UPON THE SAME SUBJECT.

I must confess to you, my sisters, that I was astonished to read in one of our Saint's letters that our Lord Jesus Christ did not possess the quality of indifference in the sensitive part of His nature.

I will give the exact words in which this wonderful fact is stated. "This virtue of indifference," he says, "is so excellent that our old Adam, and the sensitive part of our human nature, so far as its natural powers go, is not capable of it, no, not even in our Lord, who, as a child of Adam, although exempt from all sin, and from everything pertaining to sin, yet in the sensitive part of his nature and as regards his human faculties was in no way indifferent, but desired not to die upon the Cross. Indifference, and the exercise of it, is entirely reserved for the spirit, for the supreme portion of our nature, for faculties set on fire by grace, and in fine for Himself personally, inasmuch as He is divine and human, the New Man. How, then, can we complain when as far as this lower portion of our nature is concerned we find ourselves unable to be indifferent to life, and to death, to health, and to sickness, to honour and to ignominy, to pleasure and to pain, to comfort and to discomfort, when, in a word, we feel in ourselves that conflict going on which the vessel of election experienced in such a manner as to make him exclaim: Unhappy man that I am, who shall deliver me from the body of this death?"[1]

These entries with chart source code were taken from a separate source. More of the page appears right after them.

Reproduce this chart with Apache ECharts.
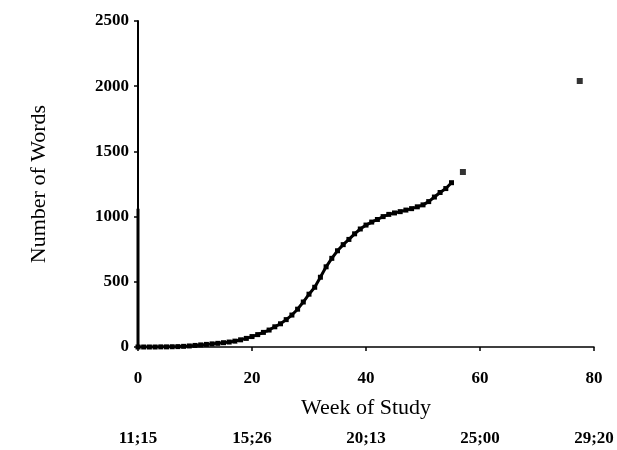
<!DOCTYPE html>
<html>
<head>
<meta charset="utf-8">
<script src="https://cdn.jsdelivr.net/npm/echarts@6/dist/echarts.min.js"></script>
<style>
html,body{margin:0;padding:0;background:#fff;}
#main{width:617px;height:450px;}
</style>
</head>
<body>
<div id="main"></div>
<script>
// weekly vocabulary counts, weeks 0..55
var weeks = [0,1,2,3,4,5,6,7,8,9,10,11,12,13,14,15,16,17,18,19,20,21,22,23,24,25,26,27,28,29,30,31,32,33,34,35,36,37,38,39,40,41,42,43,44,45,46,47,48,49,50,51,52,53,54,55];
var words = [0,0,0,0,1,1,2,3,5,8,12,16,20,24,28,33,38,45,55,66,80,95,112,130,155,178,210,245,290,345,405,458,535,615,680,738,785,825,868,905,935,958,978,1000,1017,1028,1038,1050,1061,1075,1090,1115,1150,1185,1215,1260];
// later isolated counts
var laterWeeks = [57, 77.5];
var laterWords = [1342, 2040];
// dark stroke along the y axis at week 0
var stemWeeks = [0, 0];
var stemWords = [0, 1060];

var xTicks = [0, 20, 40, 60, 80];
var ageLabels = ['11;15', '15;26', '20;13', '25;00', '29;20'];

function pairs(xs, ys) {
	var out = [];
	for (var i = 0; i < xs.length; i++) {
		out.push([xs[i], ys[i]]);
	}
	return out;
}

var serif = '"Liberation Serif", "DejaVu Serif", serif';
var chart = echarts.init(document.getElementById('main'));
var option = {
	animation: false,
	grid: {left: 138, right: 23, top: 21, bottom: 103},
	xAxis: [
		{
			type: 'value', min: 0, max: 80, interval: 20,
			name: 'Week of Study', nameLocation: 'middle', nameGap: 50,
			nameTextStyle: {fontFamily: serif, fontSize: 22, color: '#000'},
			axisLine: {lineStyle: {color: '#000', width: 1.5}},
			axisTick: {length: 4, lineStyle: {color: '#000', width: 1.5}},
			axisLabel: {fontFamily: serif, fontSize: 17, fontWeight: 'bold', color: '#000', margin: 23},
			splitLine: {show: false}
		},
		{
			type: 'value', min: 0, max: 80, interval: 20, position: 'bottom',
			axisLine: {show: false},
			axisTick: {show: false},
			splitLine: {show: false},
			axisLabel: {
				fontFamily: serif, fontSize: 17, fontWeight: 'bold', color: '#000', margin: 83,
				formatter: function(v) {
					var i = xTicks.indexOf(v);
					return i >= 0 ? ageLabels[i] : '';
				}
			}
		}
	],
	yAxis: {
		type: 'value', min: 0, max: 2500, interval: 500,
		name: 'Number of Words', nameLocation: 'middle', nameGap: 88, nameRotate: 90,
		nameTextStyle: {fontFamily: serif, fontSize: 22, color: '#000'},
		axisLine: {show: true, lineStyle: {color: '#000', width: 2}},
		axisTick: {show: true, length: 4, lineStyle: {color: '#000', width: 1.5}},
		axisLabel: {
			fontFamily: serif, fontSize: 17, fontWeight: 'bold', color: '#000', margin: 9,
			formatter: function(v) { return String(v); }
		},
		splitLine: {show: false}
	},
	series: [
		{
			name: 'stem', type: 'line', data: pairs(stemWeeks, stemWords),
			symbol: 'none', lineStyle: {color: '#000', width: 3}, silent: true
		},
		{
			name: 'words', type: 'line', data: pairs(weeks, words),
			symbol: 'rect', symbolSize: 5,
			itemStyle: {color: '#000'},
			lineStyle: {color: '#000', width: 3}
		},
		{
			name: 'later', type: 'scatter', data: pairs(laterWeeks, laterWords),
			symbol: 'rect', symbolSize: 6,
			itemStyle: {color: '#000'}
		}
	]
};
chart.setOption(option);
</script>
</body>
</html>
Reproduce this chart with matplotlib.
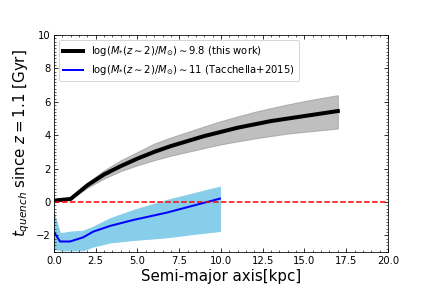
import matplotlib
matplotlib.use('Agg')
import matplotlib.pyplot as plt
from matplotlib.ticker import MultipleLocator

# this work: quench time vs semi-major axis
r_this = [0.0, 1.0, 2.0, 3.0, 4.0, 5.0, 6.0, 7.0, 8.0, 9.0, 10.0, 11.0, 12.0, 13.0, 14.0, 15.0, 16.0, 17.0]
t_this = [0.08, 0.18, 1.0, 1.65, 2.15, 2.6, 3.0, 3.35, 3.65, 3.95, 4.2, 4.45, 4.65, 4.85, 5.0, 5.15, 5.3, 5.45]
t_this_lo = [0.08, 0.18, 0.85, 1.4, 1.85, 2.2, 2.5, 2.77, 3.0, 3.23, 3.45, 3.63, 3.8, 3.95, 4.1, 4.2, 4.3, 4.4]
t_this_hi = [0.08, 0.18, 1.15, 1.9, 2.5, 3.0, 3.5, 3.87, 4.2, 4.53, 4.85, 5.13, 5.4, 5.63, 5.85, 6.05, 6.23, 6.4]

# Tacchella+2015
r_tac = [0.0, 0.36, 0.96, 1.75, 2.35, 3.35, 4.75, 6.75, 8.34, 9.94]
t_tac = [-1.8, -2.37, -2.37, -2.12, -1.78, -1.44, -1.08, -0.64, -0.22, 0.2]
t_tac_lo = [-2.78, -2.9, -2.9, -2.9, -2.67, -2.43, -2.28, -2.12, -1.92, -1.74]
t_tac_hi = [-0.68, -1.88, -1.78, -1.72, -1.48, -0.98, -0.48, 0.12, 0.52, 0.92]

fig = plt.figure(figsize=(6, 4), dpi=72)
ax = fig.add_subplot(111)
fig.subplots_adjust(left=0.125, right=0.898, top=0.878, bottom=0.125)

ax.fill_between(r_this, t_this_lo, t_this_hi, color='grey', alpha=0.5)
ax.plot(r_this, t_this, color='black', lw=4,
        label=r'$\log(M_{*}(z\sim2)/M_{\odot})\sim9.8$ (this work)')
ax.fill_between(r_tac, t_tac_lo, t_tac_hi, color='skyblue')
ax.plot(r_tac, t_tac, color='blue', lw=2,
        label=r'$\log(M_{*}(z\sim2)/M_{\odot})\sim11$ (Tacchella+2015)')
ax.axhline(0, color='red', ls='--', lw=1.5)

ax.set_xlim(0, 20)
ax.set_ylim(-3, 10)
ax.xaxis.set_major_locator(MultipleLocator(2.5))
ax.xaxis.set_minor_locator(MultipleLocator(0.5))
ax.yaxis.set_major_locator(MultipleLocator(2))
ax.yaxis.set_minor_locator(MultipleLocator(0.2))
ax.tick_params(which='both', direction='in', top=True, right=True)
ax.tick_params(which='major', length=4)
ax.tick_params(which='minor', length=2)

ax.set_xlabel('Semi-major axis[kpc]', fontsize=15)
ax.set_ylabel(r'$t_{quench}$ since $z=1.1$ [Gyr]', fontsize=15)
ax.legend(loc='upper left', fontsize=10)

fig.savefig('out.png', dpi=72)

The love of ourselves is so deeply rooted in our nature that it is impossible wholly to rid ourselves of it. Even grace does not do away with our self-love, but only reduces it to the service of divine charity.

By the love of self I mean a natural, just, and legitimate love, so legitimate indeed as to be commanded by the law of God which bids us love our neighbour as ourselves; that is to say, according to God's will, which is not only the one way in which we can rightly love our neighbour, but also the one way in which we are commanded to love ourselves.

Nevertheless, this love of ourselves, however just and reasonable it may be, turns only too easily, and too imperceptibly, into a self-love, which is unlawful and forbidden, but into which even persons the most earnest and the most spiritual are at times surprised.

We often think we love someone, or something in God, and for God, when it is really only in ourselves, and for ourselves, that we do so. We think sometimes that we have only an eye to the interests of God, which is His glory, when it is really our own glory which we are seeking in our work. This is when we stop short voluntarily at the creature to the prejudice of the Creator; as comes to pass in all sin, whether mortal or venial. We must therefore watch and be constantly on our guard lest we fall into this snare. From it we must snatch our soul as we would a bird from the snare of the fowler. We shall be safe if we remember that every just and lawful love in us is always either in actual touch with the love of God, or can be brought into such touch, whilst self-love is never in such touch, nor can ever be brought into it.

This is the test by which we can detect the false coin that is mixed up with the true.